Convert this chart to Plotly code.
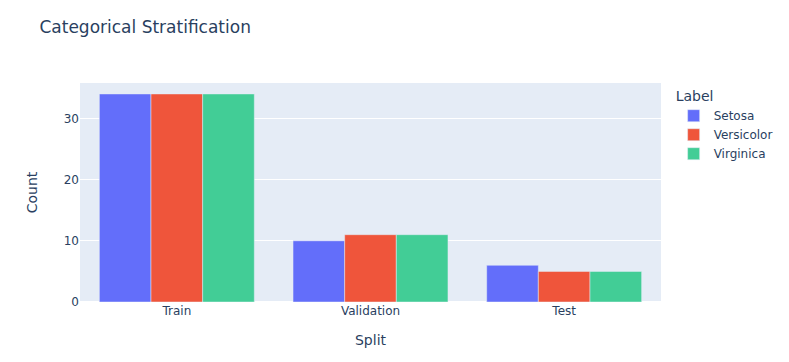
import plotly.graph_objects as go

splits = ["Train", "Validation", "Test"]
labels = ["Setosa", "Versicolor", "Virginica"]
setosa = [34, 10, 6]
versicolor = [34, 11, 5]
virginica = [34, 11, 5]
colors = ["#636efa", "#EF553B", "#42cd96"]

fig = go.Figure()
for name, vals, c in zip(labels, [setosa, versicolor, virginica], colors):
    fig.add_trace(go.Bar(name=name, x=splits, y=vals, marker_color=c,
                         legendgroup=name))

fig.update_layout(
    template="plotly",
    width=789, height=362,
    font=dict(family="Verdana, 'DejaVu Sans', sans-serif"),
    title=dict(text="Categorical Stratification", y=0.925, yanchor="middle",
               yref="container"),
    barmode="group",
    legend=dict(title=dict(text="Label"), tracegroupgap=0),
    xaxis=dict(title=dict(text="Split", standoff=18)),
    yaxis=dict(title=dict(text="Count", standoff=22)),
    margin=dict(l=80, r=127, t=83, b=60),
)
fig.write_html("out.html", config={"displayModeBar": False},
               post_script="document.body.style.margin='0';")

Written instruction: Exactly restate the lines from the beginning of the data through the line with "legendgroup=name))", and no others, keeping pictures out.

Full response:
Convert this chart to Plotly code.
import plotly.graph_objects as go

splits = ["Train", "Validation", "Test"]
labels = ["Setosa", "Versicolor", "Virginica"]
setosa = [34, 10, 6]
versicolor = [34, 11, 5]
virginica = [34, 11, 5]
colors = ["#636efa", "#EF553B", "#42cd96"]

fig = go.Figure()
for name, vals, c in zip(labels, [setosa, versicolor, virginica], colors):
    fig.add_trace(go.Bar(name=name, x=splits, y=vals, marker_color=c,
                         legendgroup=name))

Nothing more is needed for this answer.